## Short problem:
Tally the lines of the data that include the word "size" and state the total, nothing else.

## Information provided:
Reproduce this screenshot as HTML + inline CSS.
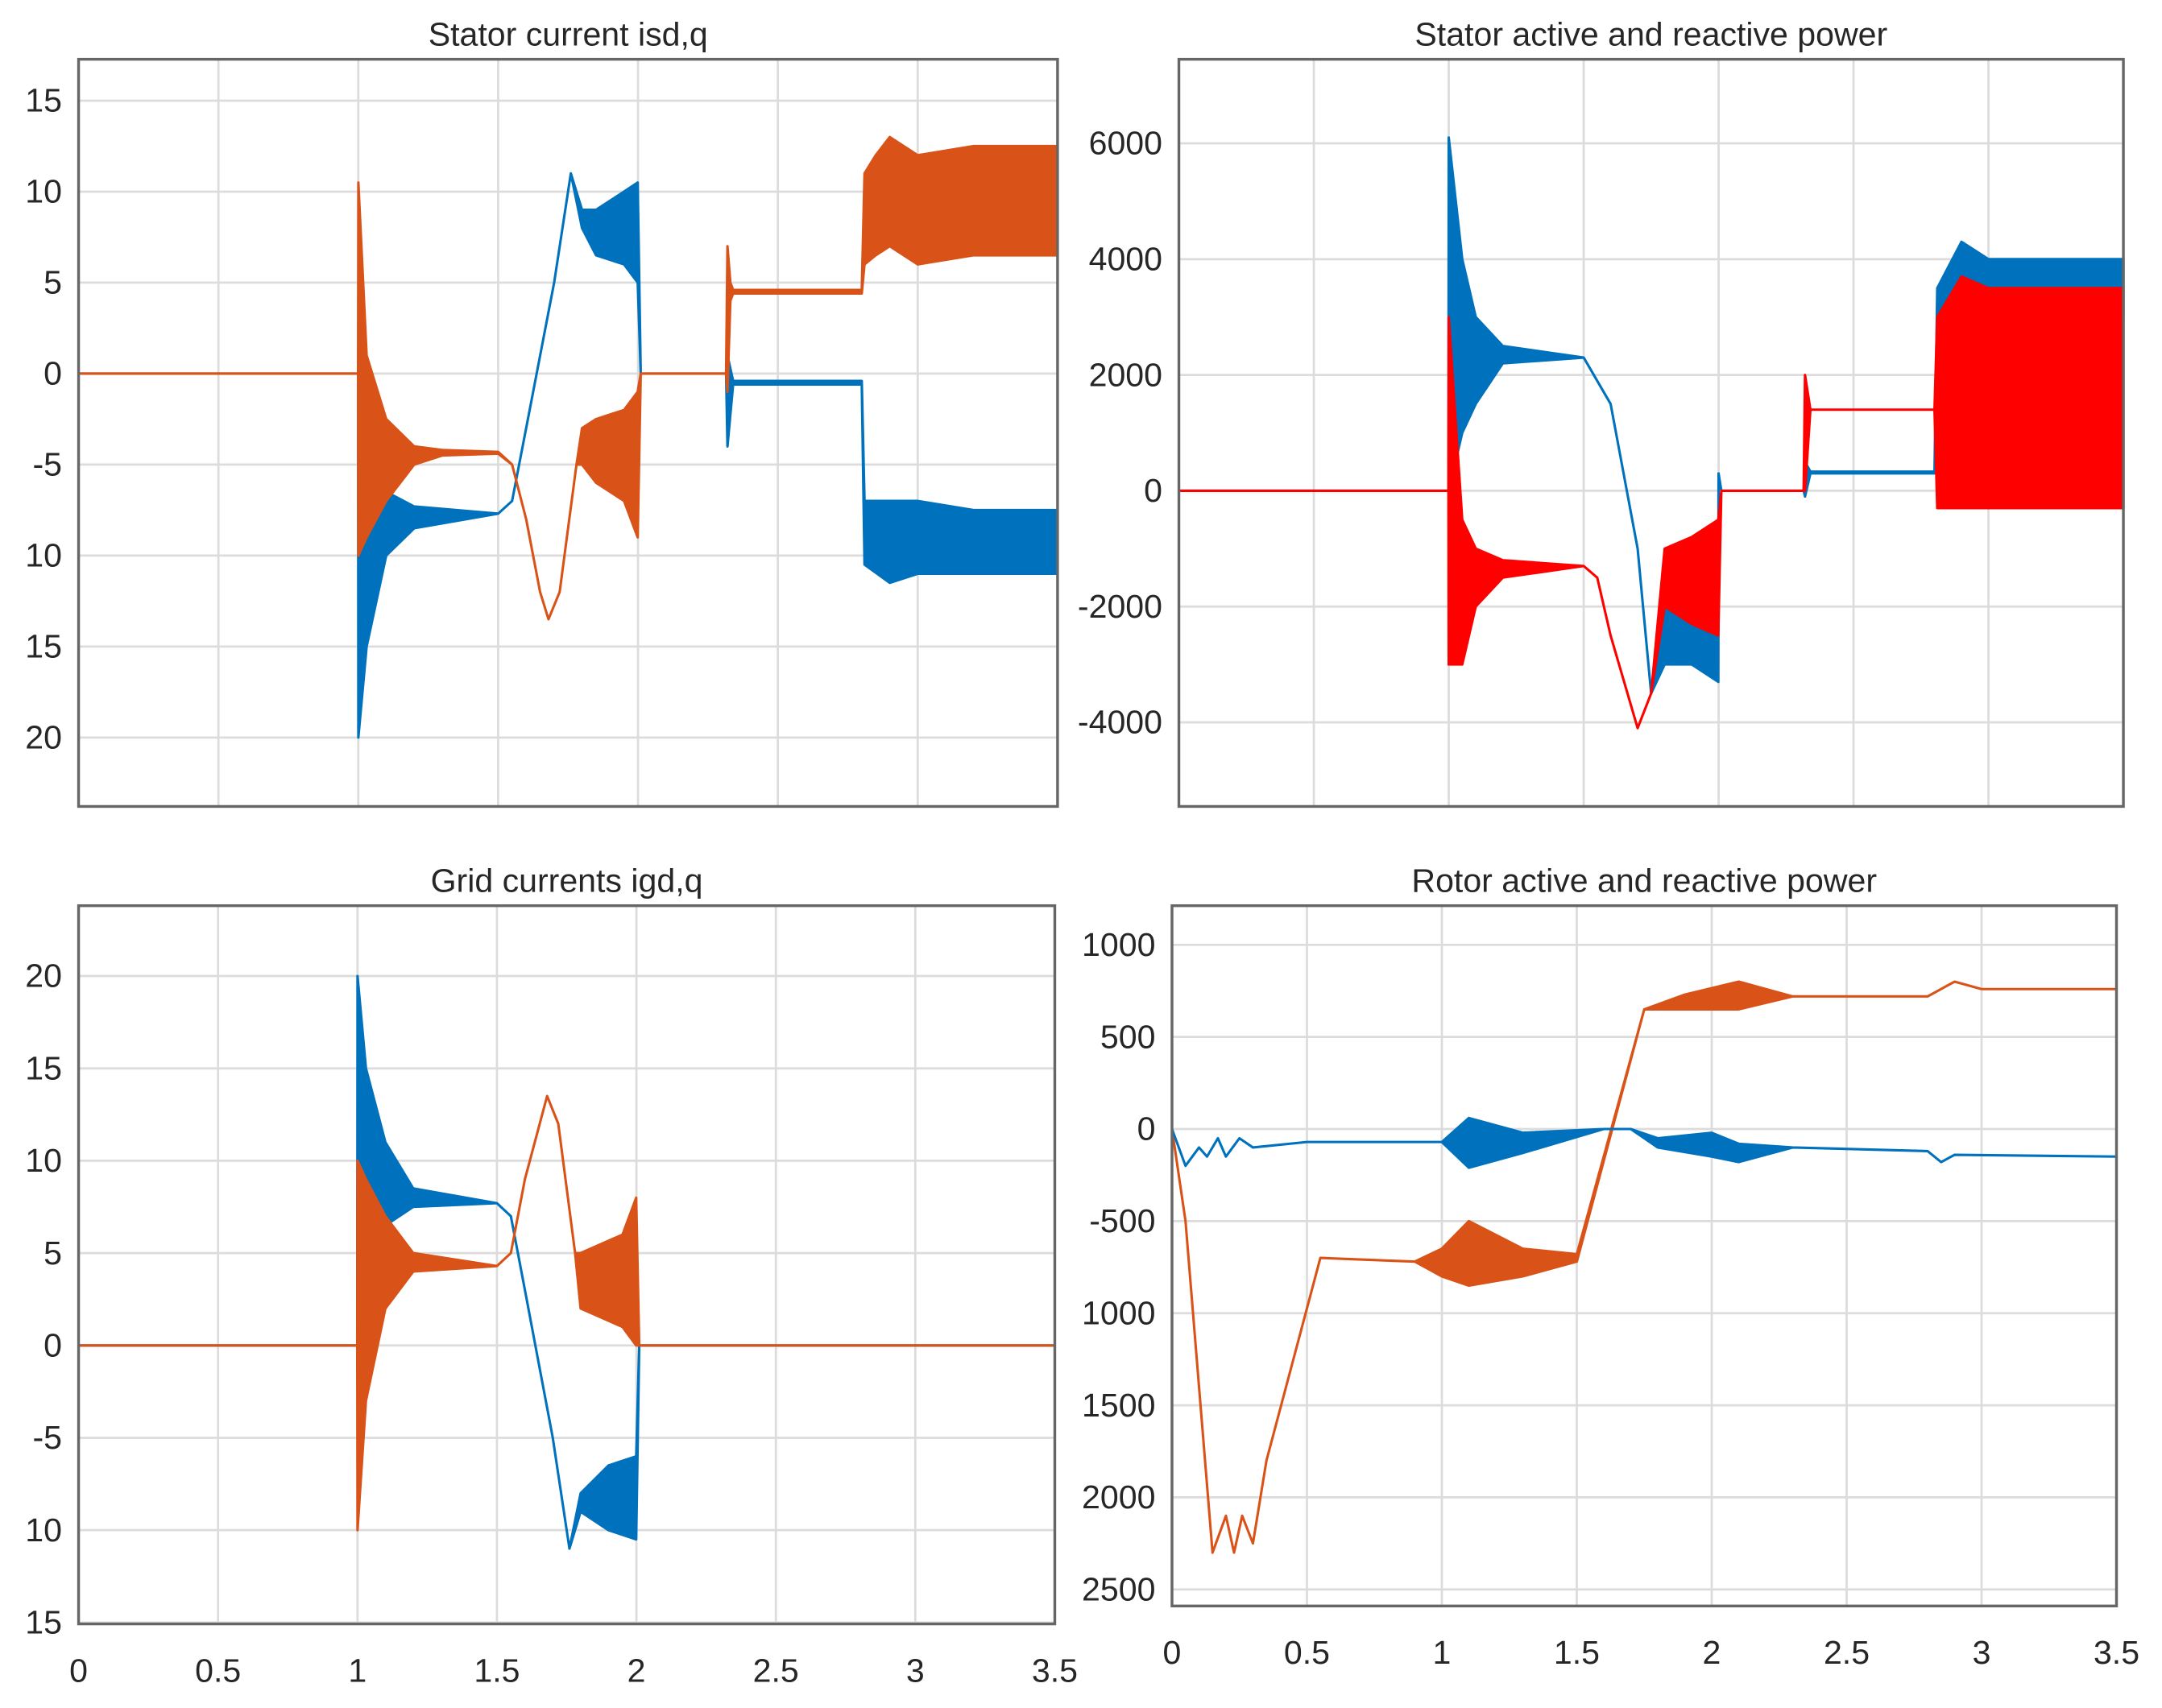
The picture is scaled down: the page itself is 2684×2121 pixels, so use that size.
<!DOCTYPE html>
<html><head><meta charset="utf-8"><style>
html,body{margin:0;padding:0;background:#fff;}
svg{display:block;}
text{font-family:"Liberation Sans",sans-serif;fill:#262626;}
</style></head><body>
<svg id="fig" xmlns="http://www.w3.org/2000/svg" width="2684" height="2121" viewBox="0 0 1568 1239" preserveAspectRatio="none"></svg>
<script>
// ---- data: stator current isd,q ----
const scT_o=[0,0.999,1.0,1.03,1.1,1.2,1.3,1.5,1.55,1.6,1.65,1.68,1.72,1.78,1.8,1.85,1.95,1.999,2.01,2.315,2.32,2.33,2.34,2.8,2.81,2.85,2.9,3.0,3.2,3.5];
const scH_o=[0,0,10.5,1,-2.5,-4,-4.2,-4.3,-5,-8,-12,-13.5,-12,-5,-3,-2.5,-2,-1,0,0,7,5,4.6,4.6,11,12,13,12,12.5,12.5];
const scL_o=[0,0,-10,-9,-7,-5,-4.5,-4.4,-5,-8,-12,-13.5,-12,-5,-5,-6,-7,-9,0,0,-1,4,4.4,4.4,6,6.5,7,6,6.5,6.5];
const scT_b=[0,0.999,1.0,1.03,1.1,1.2,1.5,1.55,1.6,1.7,1.76,1.8,1.85,1.95,1.999,2.01,2.315,2.32,2.34,2.8,2.81,2.9,3.0,3.2,3.5];
const scH_b=[0,0,0,-5,-6.5,-7.3,-7.7,-7,-3,5,11,9,9,10,10.5,0,0,1,-0.4,-0.4,-7,-7,-7,-7.5,-7.5];
const scL_b=[0,0,-20,-15,-10,-8.5,-7.7,-7,-3,5,11,8,6.5,6,5,0,0,-4,-0.6,-0.6,-10.5,-11.5,-11,-11,-11];
// ---- data: stator active/reactive power ----
const spT_p=[0,0.999,1.0,1.05,1.1,1.2,1.5,1.6,1.7,1.75,1.8,1.9,1.999,2.0,2.01,2.315,2.32,2.34,2.8,2.81,2.9,3.0,3.5];
const spH_p=[0,0,6100,4000,3000,2500,2300,1500,-1000,-3500,-2000,-1800,-1500,300,0,0,500,330,330,3500,4300,4000,4000];
const spL_p=[0,0,0,1000,1500,2200,2300,1500,-1000,-3500,-3000,-3000,-3300,300,0,0,-100,300,300,2500,3000,3000,3000];
const spT_q=[0,0.999,1.0,1.05,1.1,1.2,1.5,1.55,1.6,1.7,1.75,1.8,1.9,1.999,2.01,2.315,2.32,2.34,2.8,2.81,2.9,3.0,3.5];
const spH_q=[0,0,3000,-500,-1000,-1200,-1300,-1500,-2500,-4100,-3500,-1000,-800,-500,0,0,2000,1400,1400,3000,3700,3500,3500];
const spL_q=[0,0,-3000,-3000,-2000,-1500,-1300,-1500,-2500,-4100,-3500,-2000,-2300,-2500,0,0,0,1400,1400,-300,-300,-300,-300];
// ---- data: grid currents igd,q ----
const gcT_o=[0,0.999,1.0,1.03,1.1,1.2,1.5,1.55,1.6,1.68,1.72,1.78,1.8,1.95,1.999,2.01,3.5];
const gcH_o=[0,0,10,9,7,5,4.3,5,9,13.5,12,5,5,6,8,0,0];
const gcL_o=[0,0,-10,-3,2,4,4.3,5,9,13.5,12,5,2,1,0,0,0];
const gcT_b=[0,0.999,1.0,1.03,1.1,1.2,1.5,1.55,1.6,1.7,1.76,1.8,1.9,1.999,2.01,3.5];
const gcH_b=[0,0,20,15,11,8.5,7.7,7,3,-5,-11,-8,-6.5,-6,0,0];
const gcL_b=[0,0,0,5,6.5,7.5,7.7,7,3,-5,-11,-9,-10,-10.5,0,0];
// ---- data: rotor active/reactive power ----
const rpT_o=[0,0.05,0.15,0.2,0.23,0.26,0.3,0.35,0.55,0.9,1.0,1.1,1.3,1.5,1.75,1.9,2.1,2.3,2.8,2.9,3.0,3.5];
const rpH_o=[0,-500,-2300,-2100,-2300,-2100,-2250,-1800,-700,-720,-650,-500,-650,-680,650,730,800,720,720,800,760,760];
const rpL_o=[0,-500,-2300,-2100,-2300,-2100,-2250,-1800,-700,-720,-800,-850,-800,-720,650,650,650,720,720,800,760,760];
const rpT_b=[0,0.05,0.1,0.13,0.17,0.2,0.25,0.3,0.5,1.0,1.1,1.3,1.6,1.7,1.8,2.0,2.1,2.3,2.8,2.85,2.9,3.5];
const rpH_b=[0,-200,-100,-150,-50,-150,-50,-100,-70,-70,60,-20,0,0,-50,-20,-80,-100,-120,-180,-140,-150];
const rpL_b=[0,-200,-100,-150,-50,-150,-50,-100,-70,-70,-210,-130,0,0,-100,-150,-180,-100,-120,-180,-140,-150];
// tick labels
const xTicks=[0,0.5,1,1.5,2,2.5,3,3.5];
const xTickLabels=["0","0.5","1","1.5","2","2.5","3","3.5"];
const yT1=[15,10,5,0,-5,-10,-15,-20]; const yL1=["15","10","5","0","-5","10","15","20"];
const yT2=[6000,4000,2000,0,-2000,-4000]; const yL2=["6000","4000","2000","0","-2000","-4000"];
const yT3=[20,15,10,5,0,-5,-10,-15]; const yL3=["20","15","10","5","0","-5","10","15"];
const yT4=[1000,500,0,-500,-1000,-1500,-2000,-2500]; const yL4=["1000","500","0","-500","1000","1500","2000","2500"];

const svg=document.getElementById('fig');
const NS='http://www.w3.org/2000/svg';
function mk(tag,attrs,parent){const e=document.createElementNS(NS,tag);for(const k in attrs)e.setAttribute(k,attrs[k]);parent.appendChild(e);return e;}

function panel(p){
  const g=mk('g',{},svg);
  
  
  const sx=t=>p.x0+(t-0)/(3.5)*(p.x1-p.x0);
  const sy=v=>p.yA+(v-p.vA)*(p.yB-p.yA)/(p.vB-p.vA);
  mk('rect',{x:p.x0,y:p.top,width:p.x1-p.x0,height:p.bot-p.top,fill:'#fff'},g);
  xTicks.forEach((t,i)=>{
    const l=mk('line',{x1:sx(t),x2:sx(t),y1:p.top,y2:p.bot,stroke:'#dcdcdc','stroke-width':1.6},g);
    
    
    if(p.xl){const tx=mk('text',{x:sx(t),y:p.bot+42,'font-size':24,'text-anchor':'middle'},g);tx.textContent=xTickLabels[i];
      
      }
  });
  p.yt.forEach((v,i)=>{
    const l=mk('line',{x1:p.x0,x2:p.x1,y1:sy(v),y2:sy(v),stroke:'#dcdcdc','stroke-width':1.6},g);
    
    
    const tx=mk('text',{x:p.x0-12,y:sy(v)+8,'font-size':24,'text-anchor':'end'},g);tx.textContent=p.yl[i];
    
    
  });
  p.series.forEach(s=>{
    let d='';
    s.t.forEach((t,i)=>{d+=(i?'L':'M')+sx(t).toFixed(1)+','+sy(s.h[i]).toFixed(1);});
    for(let i=s.t.length-1;i>=0;i--)d+='L'+sx(s.t[i]).toFixed(1)+','+sy(s.l[i]).toFixed(1);
    d+='Z';
    const e=mk('path',{d:d,fill:s.c,stroke:s.c,'stroke-width':1.8,'stroke-linejoin':'round'},g);
    
    
  });
  const b=mk('rect',{x:p.x0,y:p.top,width:p.x1-p.x0,height:p.bot-p.top,fill:'none',stroke:'#666','stroke-width':2},g);
  
  
  const ti=mk('text',{x:(p.x0+p.x1)/2,y:p.top-10,'font-size':24,'text-anchor':'middle'},g);
  ti.textContent=p.title;
  
  
}
const O='#D95319',B='#0072BD',R='#FF0000';
panel({name:'stator-current-chart',title:'Stator current isd,q',x0:57,x1:767,top:43,bot:585,vA:0,yA:271,vB:-20,yB:535,yt:yT1,yl:yL1,xl:false,
  series:[{n:'isq-series',t:scT_b,h:scH_b,l:scL_b,c:B},{n:'isd-series',t:scT_o,h:scH_o,l:scL_o,c:O}]});
panel({name:'stator-power-chart',title:'Stator active and reactive power',x0:855,x1:1540,top:43,bot:585,vA:0,yA:356,vB:-4000,yB:524,yt:yT2,yl:yL2,xl:false,
  series:[{n:'stator-active-power-series',t:spT_p,h:spH_p,l:spL_p,c:B},{n:'stator-reactive-power-series',t:spT_q,h:spH_q,l:spL_q,c:R}]});
panel({name:'grid-currents-chart',title:'Grid currents igd,q',x0:57,x1:765,top:657,bot:1178,vA:0,yA:976,vB:-10,yB:1110,yt:yT3,yl:yL3,xl:true,
  series:[{n:'igq-series',t:gcT_b,h:gcH_b,l:gcL_b,c:B},{n:'igd-series',t:gcT_o,h:gcH_o,l:gcL_o,c:O}]});
panel({name:'rotor-power-chart',title:'Rotor active and reactive power',x0:850,x1:1535,top:657,bot:1165,vA:0,yA:819,vB:-2500,yB:1153,yt:yT4,yl:yL4,xl:true,
  series:[{n:'rotor-active-power-series',t:rpT_o,h:rpH_o,l:rpL_o,c:O},{n:'rotor-reactive-power-series',t:rpT_b,h:rpH_b,l:rpL_b,c:B}]});
</script>
</body></html>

## Answer to the exercise:
4